> _OBJECTIVE_
For this exercise, repeat all of the material verbatim apart from its images.

------------------------------------------------

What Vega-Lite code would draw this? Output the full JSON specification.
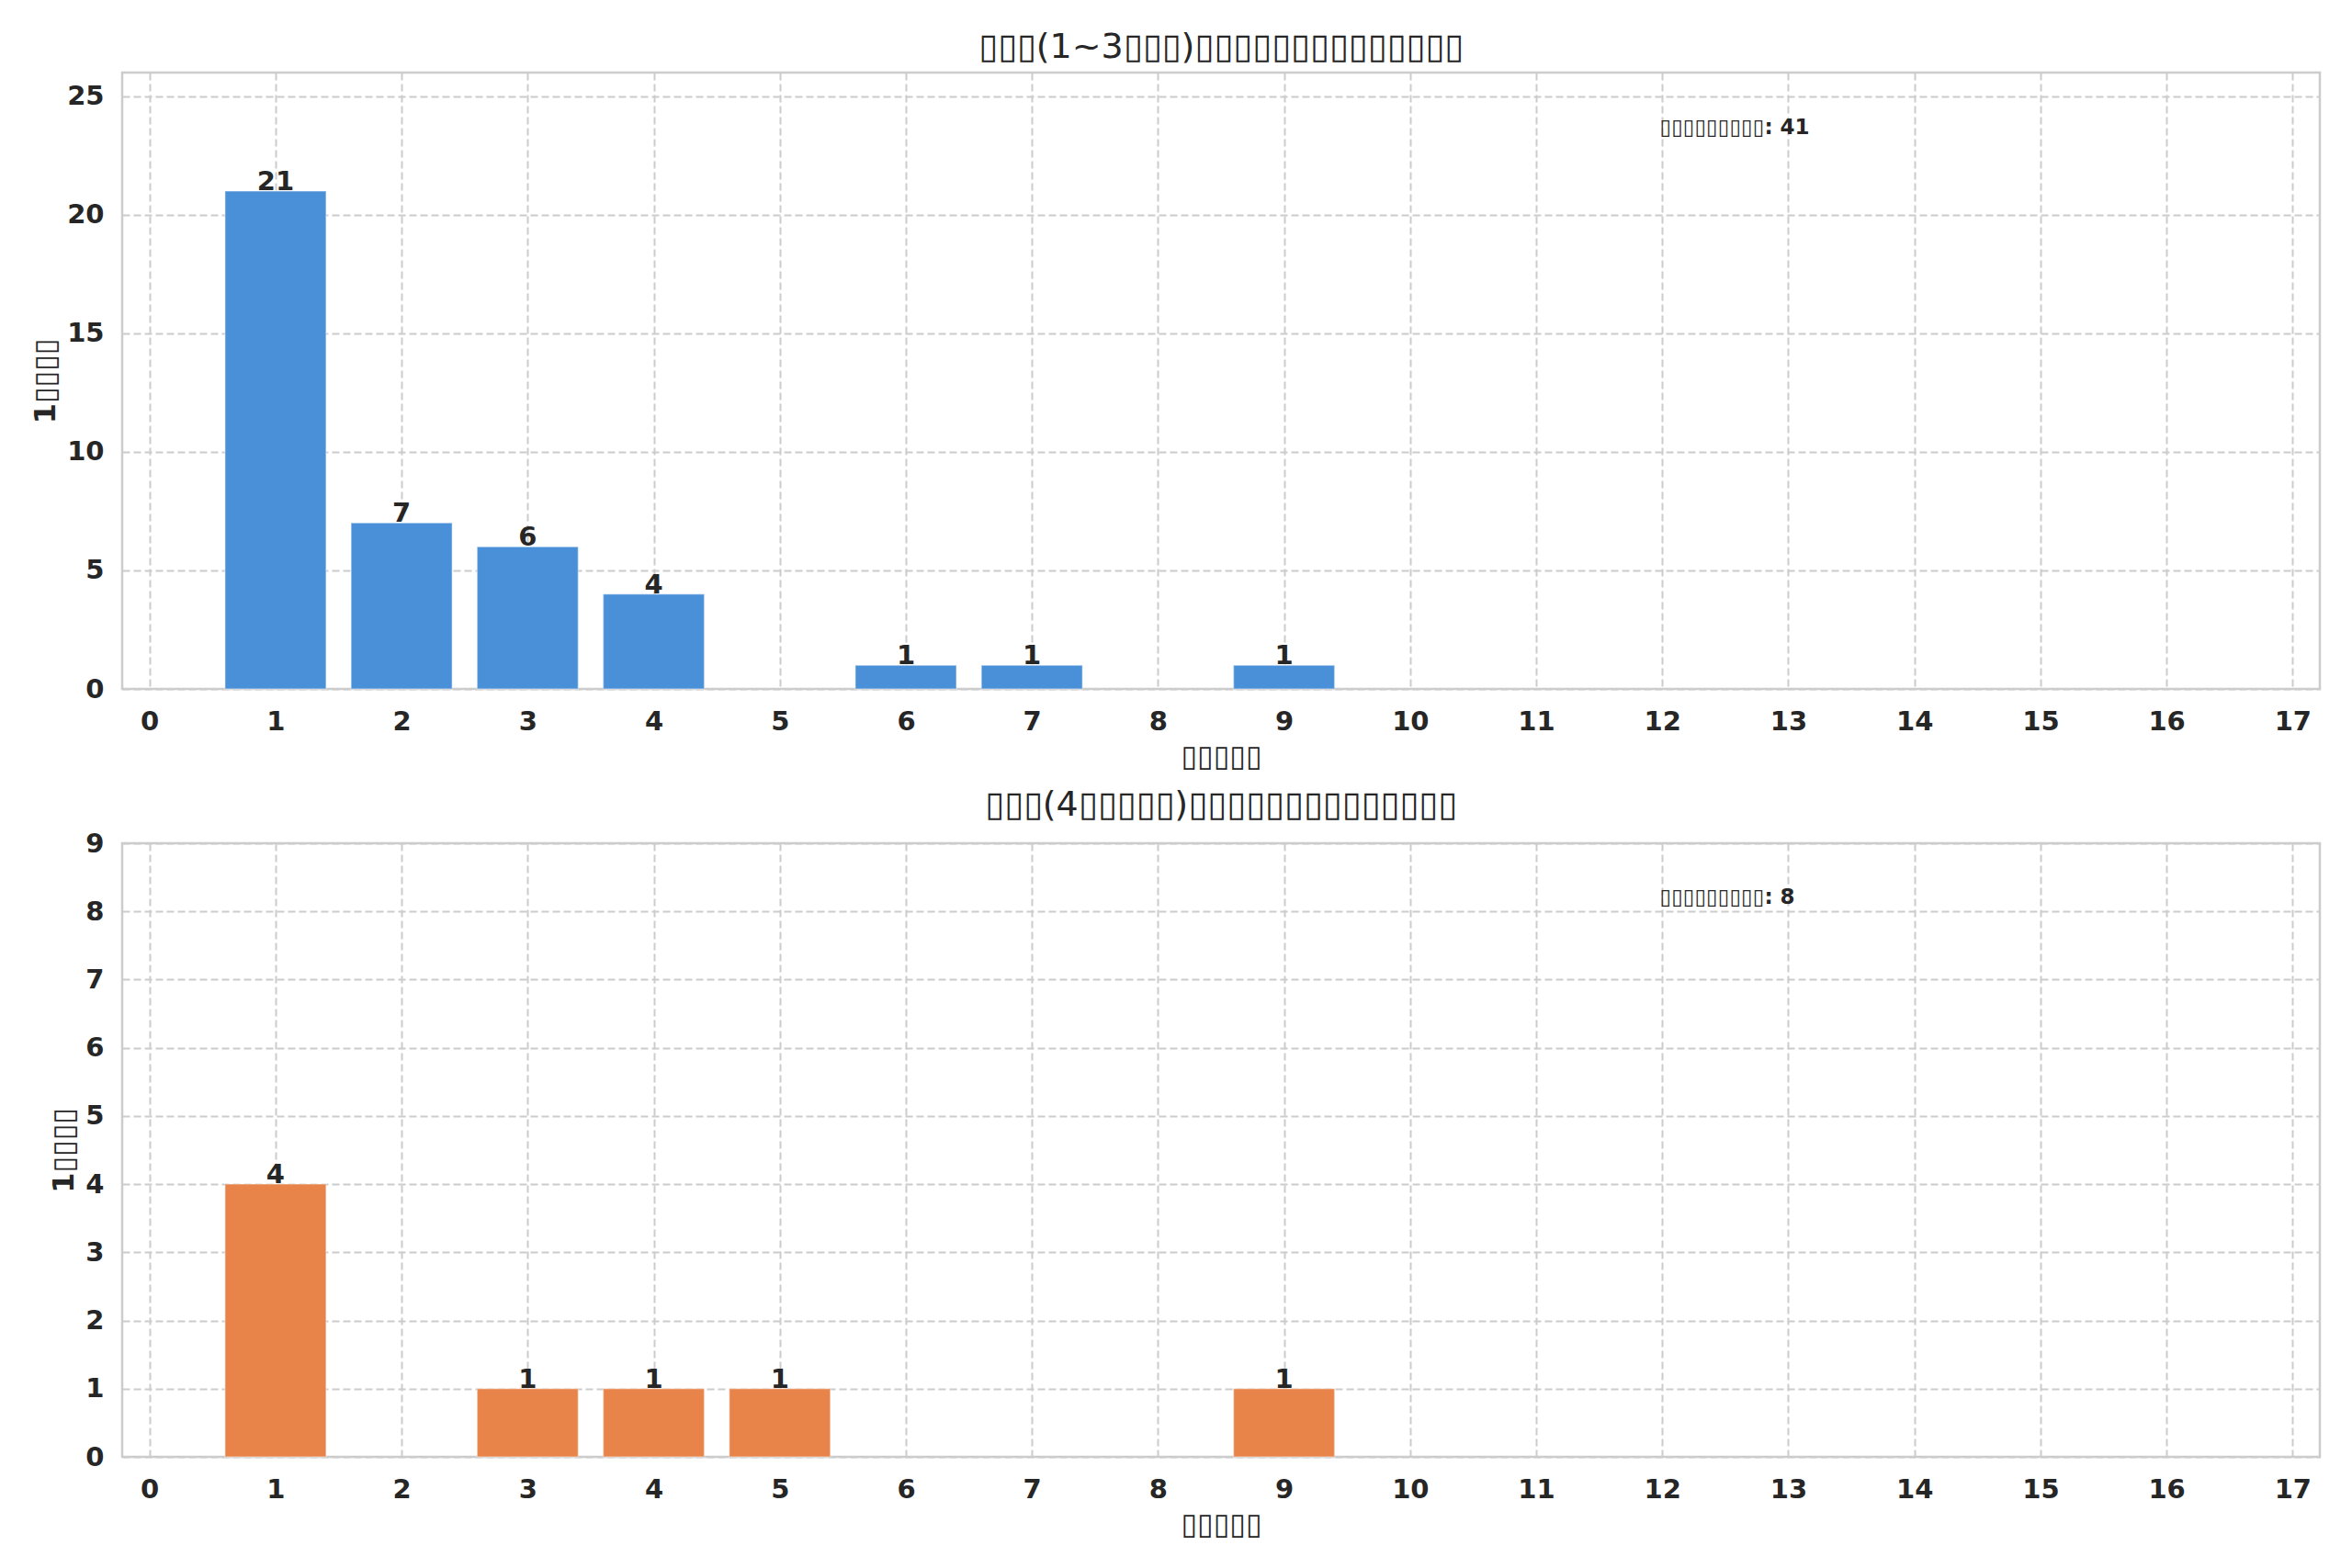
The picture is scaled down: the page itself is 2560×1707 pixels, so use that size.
{
  "$schema": "https://vega.github.io/schema/vega-lite/v6.json",
  "background": "white",
  "padding": {"left": 32, "top": 31, "right": 33, "bottom": 30},
  "datasets": {
    "first": [
      {"visits": 1, "count": 21},
      {"visits": 2, "count": 7},
      {"visits": 3, "count": 6},
      {"visits": 4, "count": 4},
      {"visits": 6, "count": 1},
      {"visits": 7, "count": 1},
      {"visits": 9, "count": 1}
    ],
    "repeat": [
      {"visits": 1, "count": 4},
      {"visits": 3, "count": 1},
      {"visits": 4, "count": 1},
      {"visits": 5, "count": 1},
      {"visits": 9, "count": 1}
    ]
  },
  "spacing": 168,
  "bounds": "flush",
  "vconcat": [
    {
      "width": 2392,
      "height": 671,
      "title": {"text": "▯▯▯(1~3▯▯▯)▯▯▯▯▯▯▯▯▯▯▯▯▯▯"},
      "layer": [
        {
          "data": {"name": "first"},
          "mark": {"type": "bar", "width": 110, "color": "#4A90D9", "stroke": "#ffffff", "strokeOpacity": 0.35, "strokeWidth": 1.5},
          "encoding": {
            "x": {
              "field": "visits",
              "type": "quantitative",
              "scale": {"domain": [-0.18, 17.18], "nice": false, "zero": false},
              "axis": {"values": [0,1,2,3,4,5,6,7,8,9,10,11,12,13,14,15,16,17], "format": "d", "title": "▯▯▯▯▯"}
            },
            "y": {
              "field": "count",
              "type": "quantitative",
              "scale": {"domain": [0, 26], "nice": false},
              "axis": {"values": [0,5,10,15,20,25], "format": "d", "title": "1▯▯▯▯"}
            }
          }
        },
        {
          "data": {"name": "first"},
          "mark": {"type": "text", "baseline": "alphabetic", "dy": -1, "fontSize": 29, "fontWeight": "bold", "color": "#262626"},
          "encoding": {
            "x": {"field": "visits", "type": "quantitative"},
            "y": {"field": "count", "type": "quantitative"},
            "text": {"field": "count"}
          }
        },
        {
          "data": {"values": [{"label": "▯▯▯▯▯▯▯▯▯: 41"}]},
          "mark": {"type": "text", "align": "left", "baseline": "middle", "fontSize": 23, "fontWeight": "bold", "color": "#262626"},
          "encoding": {
            "x": {"datum": 11.98, "type": "quantitative"},
            "y": {"datum": 23.67, "type": "quantitative"},
            "text": {"field": "label"}
          }
        }
      ]
    },
    {
      "width": 2392,
      "height": 668,
      "title": {"text": "▯▯▯(4▯▯▯▯▯)▯▯▯▯▯▯▯▯▯▯▯▯▯▯"},
      "layer": [
        {
          "data": {"name": "repeat"},
          "mark": {"type": "bar", "width": 110, "color": "#E8844A", "stroke": "#ffffff", "strokeOpacity": 0.35, "strokeWidth": 1.5},
          "encoding": {
            "x": {
              "field": "visits",
              "type": "quantitative",
              "scale": {"domain": [-0.18, 17.18], "nice": false, "zero": false},
              "axis": {"values": [0,1,2,3,4,5,6,7,8,9,10,11,12,13,14,15,16,17], "format": "d", "title": "▯▯▯▯▯"}
            },
            "y": {
              "field": "count",
              "type": "quantitative",
              "scale": {"domain": [0, 9], "nice": false},
              "axis": {"values": [0,1,2,3,4,5,6,7,8,9], "format": "d", "title": "1▯▯▯▯"}
            }
          }
        },
        {
          "data": {"name": "repeat"},
          "mark": {"type": "text", "baseline": "alphabetic", "dy": -1, "fontSize": 29, "fontWeight": "bold", "color": "#262626"},
          "encoding": {
            "x": {"field": "visits", "type": "quantitative"},
            "y": {"field": "count", "type": "quantitative"},
            "text": {"field": "count"}
          }
        },
        {
          "data": {"values": [{"label": "▯▯▯▯▯▯▯▯▯: 8"}]},
          "mark": {"type": "text", "align": "left", "baseline": "middle", "fontSize": 23, "fontWeight": "bold", "color": "#262626"},
          "encoding": {
            "x": {"datum": 11.98, "type": "quantitative"},
            "y": {"datum": 8.21, "type": "quantitative"},
            "text": {"field": "label"}
          }
        }
      ]
    }
  ],
  "config": {
    "font": "DejaVu Sans",
    "view": {"stroke": "#cccccc", "strokeWidth": 2.5},
    "title": {"font": "DejaVu Sans", "fontSize": 38, "fontWeight": "normal", "color": "#262626", "offset": 8, "anchor": "middle"},
    "axis": {
      "grid": true,
      "gridColor": "#cccccc",
      "gridDash": [8, 4],
      "gridWidth": 2,
      "domain": false,
      "ticks": false,
      "labelFont": "DejaVu Sans",
      "labelFontSize": 29,
      "labelFontWeight": "bold",
      "labelColor": "#262626",
      "labelPadding": 21,
      "titleFont": "DejaVu Sans",
      "titleFontSize": 32,
      "titleFontWeight": "bold",
      "titleColor": "#262626",
      "titlePadding": 8
    },
    "axisY": {"labelPadding": 20, "titlePadding": 6}
  }
}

------------------------------------------------

> _TASK SOLUTION_
What Vega-Lite code would draw this? Output the full JSON specification.
The picture is scaled down: the page itself is 2560×1707 pixels, so use that size.
{
  "$schema": "https://vega.github.io/schema/vega-lite/v6.json",
  "background": "white",
  "padding": {"left": 32, "top": 31, "right": 33, "bottom": 30},
  "datasets": {
    "first": [
      {"visits": 1, "count": 21},
      {"visits": 2, "count": 7},
      {"visits": 3, "count": 6},
      {"visits": 4, "count": 4},
      {"visits": 6, "count": 1},
      {"visits": 7, "count": 1},
      {"visits": 9, "count": 1}
    ],
    "repeat": [
      {"visits": 1, "count": 4},
      {"visits": 3, "count": 1},
      {"visits": 4, "count": 1},
      {"visits": 5, "count": 1},
      {"visits": 9, "count": 1}
    ]
  },
  "spacing": 168,
  "bounds": "flush",
  "vconcat": [
    {
      "width": 2392,
      "height": 671,
      "title": {"text": "▯▯▯(1~3▯▯▯)▯▯▯▯▯▯▯▯▯▯▯▯▯▯"},
      "layer": [
        {
          "data": {"name": "first"},
          "mark": {"type": "bar", "width": 110, "color": "#4A90D9", "stroke": "#ffffff", "strokeOpacity": 0.35, "strokeWidth": 1.5},
          "encoding": {
            "x": {
              "field": "visits",
              "type": "quantitative",
              "scale": {"domain": [-0.18, 17.18], "nice": false, "zero": false},
              "axis": {"values": [0,1,2,3,4,5,6,7,8,9,10,11,12,13,14,15,16,17], "format": "d", "title": "▯▯▯▯▯"}
            },
            "y": {
              "field": "count",
              "type": "quantitative",
              "scale": {"domain": [0, 26], "nice": false},
              "axis": {"values": [0,5,10,15,20,25], "format": "d", "title": "1▯▯▯▯"}
            }
          }
        },
        {
          "data": {"name": "first"},
          "mark": {"type": "text", "baseline": "alphabetic", "dy": -1, "fontSize": 29, "fontWeight": "bold", "color": "#262626"},
          "encoding": {
            "x": {"field": "visits", "type": "quantitative"},
            "y": {"field": "count", "type": "quantitative"},
            "text": {"field": "count"}
          }
        },
        {
          "data": {"values": [{"label": "▯▯▯▯▯▯▯▯▯: 41"}]},
          "mark": {"type": "text", "align": "left", "baseline": "middle", "fontSize": 23, "fontWeight": "bold", "color": "#262626"},
          "encoding": {
            "x": {"datum": 11.98, "type": "quantitative"},
            "y": {"datum": 23.67, "type": "quantitative"},
            "text": {"field": "label"}
          }
        }
      ]
    },
    {
      "width": 2392,
      "height": 668,
      "title": {"text": "▯▯▯(4▯▯▯▯▯)▯▯▯▯▯▯▯▯▯▯▯▯▯▯"},
      "layer": [
        {
          "data": {"name": "repeat"},
          "mark": {"type": "bar", "width": 110, "color": "#E8844A", "stroke": "#ffffff", "strokeOpacity": 0.35, "strokeWidth": 1.5},
          "encoding": {
            "x": {
              "field": "visits",
              "type": "quantitative",
              "scale": {"domain": [-0.18, 17.18], "nice": false, "zero": false},
              "axis": {"values": [0,1,2,3,4,5,6,7,8,9,10,11,12,13,14,15,16,17], "format": "d", "title": "▯▯▯▯▯"}
            },
            "y": {
              "field": "count",
              "type": "quantitative",
              "scale": {"domain": [0, 9], "nice": false},
              "axis": {"values": [0,1,2,3,4,5,6,7,8,9], "format": "d", "title": "1▯▯▯▯"}
            }
          }
        },
        {
          "data": {"name": "repeat"},
          "mark": {"type": "text", "baseline": "alphabetic", "dy": -1, "fontSize": 29, "fontWeight": "bold", "color": "#262626"},
          "encoding": {
            "x": {"field": "visits", "type": "quantitative"},
            "y": {"field": "count", "type": "quantitative"},
            "text": {"field": "count"}
          }
        },
        {
          "data": {"values": [{"label": "▯▯▯▯▯▯▯▯▯: 8"}]},
          "mark": {"type": "text", "align": "left", "baseline": "middle", "fontSize": 23, "fontWeight": "bold", "color": "#262626"},
          "encoding": {
            "x": {"datum": 11.98, "type": "quantitative"},
            "y": {"datum": 8.21, "type": "quantitative"},
            "text": {"field": "label"}
          }
        }
      ]
    }
  ],
  "config": {
    "font": "DejaVu Sans",
    "view": {"stroke": "#cccccc", "strokeWidth": 2.5},
    "title": {"font": "DejaVu Sans", "fontSize": 38, "fontWeight": "normal", "color": "#262626", "offset": 8, "anchor": "middle"},
    "axis": {
      "grid": true,
      "gridColor": "#cccccc",
      "gridDash": [8, 4],
      "gridWidth": 2,
      "domain": false,
      "ticks": false,
      "labelFont": "DejaVu Sans",
      "labelFontSize": 29,
      "labelFontWeight": "bold",
      "labelColor": "#262626",
      "labelPadding": 21,
      "titleFont": "DejaVu Sans",
      "titleFontSize": 32,
      "titleFontWeight": "bold",
      "titleColor": "#262626",
      "titlePadding": 8
    },
    "axisY": {"labelPadding": 20, "titlePadding": 6}
  }
}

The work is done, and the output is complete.